Copy each line below exactly and leave the pictures out.

● ● ● ●

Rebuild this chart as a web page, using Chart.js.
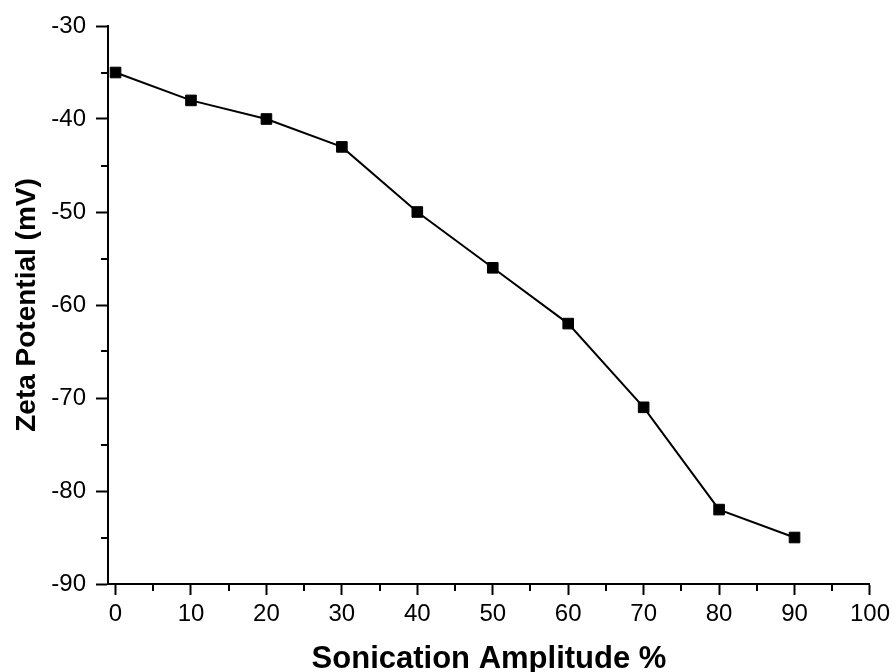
<!DOCTYPE html>
<html>
<head>
<meta charset="utf-8">
<script src="https://cdn.jsdelivr.net/npm/chart.js@4.4.1/dist/chart.umd.min.js"></script>
<style>
    html, body { margin: 0; padding: 0; background: #fff; }
    #wrap { width: 895px; height: 672px; }
</style>
</head>
<body>
<div id="wrap"><canvas id="canvas"></canvas></div>
<script>
// sonication amplitude (%) vs zeta potential (mV)
var amplitude = [0, 10, 20, 30, 40, 50, 60, 70, 80, 90];
var zeta = [-35, -38, -40, -43, -50, -56, -62, -71, -82, -85];
var xTicks = [0, 10, 20, 30, 40, 50, 60, 70, 80, 90, 100];
var yTicks = [-90, -80, -70, -60, -50, -40, -30];

var FONT = '"Liberation Sans", Arial, sans-serif';

// chart.js has no minor ticks, draw them from the scales
var minorTicks = {
    id: 'minorTicks',
    afterDraw: function (chart) {
        var ctx = chart.ctx;
        var x = chart.scales.x, y = chart.scales.y;
        ctx.save();
        ctx.strokeStyle = '#000';
        ctx.lineWidth = 2;
        ctx.beginPath();
        for (var i = 0; i < xTicks.length - 1; i++) {
            var px = Math.round(x.getPixelForValue(xTicks[i] + 5));
            ctx.moveTo(px, y.bottom);
            ctx.lineTo(px, y.bottom + 7);
        }
        for (var j = 0; j < yTicks.length - 1; j++) {
            var py = Math.round(y.getPixelForValue(yTicks[j] + 5));
            ctx.moveTo(x.left, py);
            ctx.lineTo(x.left - 7, py);
        }
        ctx.stroke();
        ctx.restore();
    }
};

var ctx = document.getElementById('canvas').getContext('2d');
var chart = new Chart(ctx, {
    type: 'scatter',
    data: {
        datasets: [{
            data: amplitude.map(function (a, i) { return {x: a, y: zeta[i]}; }),
            showLine: true,
            borderColor: '#000',
            borderWidth: 2,
            pointStyle: 'rect',
            pointRadius: 7.5,
            pointBackgroundColor: '#000',
            pointBorderColor: '#000',
            pointBorderWidth: 1
        }]
    },
    options: {
        responsive: true,
        maintainAspectRatio: false,
        animation: false,
        layout: {padding: {top: 26, right: 23, left: 0, bottom: -6}},
        plugins: {legend: {display: false}, tooltip: {enabled: false}},
        scales: {
            x: {
                type: 'linear',
                min: -1,
                max: 100,
                afterBuildTicks: function (axis) {
                    axis.ticks = xTicks.map(function (v) { return {value: v}; });
                },
                afterFit: function (axis) { axis.height = 94; },
                grid: {drawOnChartArea: false, drawTicks: true, tickLength: 11, tickColor: '#000', tickWidth: 2},
                border: {display: true, color: '#000', width: 2},
                ticks: {color: '#000', font: {family: FONT, size: 24}, padding: 5, maxRotation: 0},
                title: {
                    display: true,
                    text: 'Sonication Amplitude %',
                    color: '#000',
                    font: {family: FONT, size: 31, weight: 'bold'},
                    padding: {top: 4, bottom: 0}
                }
            },
            y: {
                type: 'linear',
                min: -90,
                max: -30,
                afterBuildTicks: function (axis) {
                    axis.ticks = yTicks.map(function (v) { return {value: v}; });
                },
                afterFit: function (axis) { axis.width = 108; },
                grid: {drawOnChartArea: false, drawTicks: true, tickLength: 12, tickColor: '#000', tickWidth: 2},
                border: {display: true, color: '#000', width: 2},
                ticks: {color: '#000', font: {family: FONT, size: 24}, padding: 10},
                title: {
                    display: true,
                    text: 'Zeta Potential (mV)',
                    color: '#000',
                    font: {family: FONT, size: 28, weight: 'bold'},
                    padding: {top: 10, bottom: 0}
                }
            }
        }
    },
    plugins: [minorTicks]
});
</script>
</body>
</html>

● ● ● ●

▶ [EXERCISE OUTPUT]
Rebuild this chart as a web page, using Chart.js.
<!DOCTYPE html>
<html>
<head>
<meta charset="utf-8">
<script src="https://cdn.jsdelivr.net/npm/chart.js@4.4.1/dist/chart.umd.min.js"></script>
<style>
    html, body { margin: 0; padding: 0; background: #fff; }
    #wrap { width: 895px; height: 672px; }
</style>
</head>
<body>
<div id="wrap"><canvas id="canvas"></canvas></div>
<script>
// sonication amplitude (%) vs zeta potential (mV)
var amplitude = [0, 10, 20, 30, 40, 50, 60, 70, 80, 90];
var zeta = [-35, -38, -40, -43, -50, -56, -62, -71, -82, -85];
var xTicks = [0, 10, 20, 30, 40, 50, 60, 70, 80, 90, 100];
var yTicks = [-90, -80, -70, -60, -50, -40, -30];

var FONT = '"Liberation Sans", Arial, sans-serif';

// chart.js has no minor ticks, draw them from the scales
var minorTicks = {
    id: 'minorTicks',
    afterDraw: function (chart) {
        var ctx = chart.ctx;
        var x = chart.scales.x, y = chart.scales.y;
        ctx.save();
        ctx.strokeStyle = '#000';
        ctx.lineWidth = 2;
        ctx.beginPath();
        for (var i = 0; i < xTicks.length - 1; i++) {
            var px = Math.round(x.getPixelForValue(xTicks[i] + 5));
            ctx.moveTo(px, y.bottom);
            ctx.lineTo(px, y.bottom + 7);
        }
        for (var j = 0; j < yTicks.length - 1; j++) {
            var py = Math.round(y.getPixelForValue(yTicks[j] + 5));
            ctx.moveTo(x.left, py);
            ctx.lineTo(x.left - 7, py);
        }
        ctx.stroke();
        ctx.restore();
    }
};

var ctx = document.getElementById('canvas').getContext('2d');
var chart = new Chart(ctx, {
    type: 'scatter',
    data: {
        datasets: [{
            data: amplitude.map(function (a, i) { return {x: a, y: zeta[i]}; }),
            showLine: true,
            borderColor: '#000',
            borderWidth: 2,
            pointStyle: 'rect',
            pointRadius: 7.5,
            pointBackgroundColor: '#000',
            pointBorderColor: '#000',
            pointBorderWidth: 1
        }]
    },
    options: {
        responsive: true,
        maintainAspectRatio: false,
        animation: false,
        layout: {padding: {top: 26, right: 23, left: 0, bottom: -6}},
        plugins: {legend: {display: false}, tooltip: {enabled: false}},
        scales: {
            x: {
                type: 'linear',
                min: -1,
                max: 100,
                afterBuildTicks: function (axis) {
                    axis.ticks = xTicks.map(function (v) { return {value: v}; });
                },
                afterFit: function (axis) { axis.height = 94; },
                grid: {drawOnChartArea: false, drawTicks: true, tickLength: 11, tickColor: '#000', tickWidth: 2},
                border: {display: true, color: '#000', width: 2},
                ticks: {color: '#000', font: {family: FONT, size: 24}, padding: 5, maxRotation: 0},
                title: {
                    display: true,
                    text: 'Sonication Amplitude %',
                    color: '#000',
                    font: {family: FONT, size: 31, weight: 'bold'},
                    padding: {top: 4, bottom: 0}
                }
            },
            y: {
                type: 'linear',
                min: -90,
                max: -30,
                afterBuildTicks: function (axis) {
                    axis.ticks = yTicks.map(function (v) { return {value: v}; });
                },
                afterFit: function (axis) { axis.width = 108; },
                grid: {drawOnChartArea: false, drawTicks: true, tickLength: 12, tickColor: '#000', tickWidth: 2},
                border: {display: true, color: '#000', width: 2},
                ticks: {color: '#000', font: {family: FONT, size: 24}, padding: 10},
                title: {
                    display: true,
                    text: 'Zeta Potential (mV)',
                    color: '#000',
                    font: {family: FONT, size: 28, weight: 'bold'},
                    padding: {top: 10, bottom: 0}
                }
            }
        }
    },
    plugins: [minorTicks]
});
</script>
</body>
</html>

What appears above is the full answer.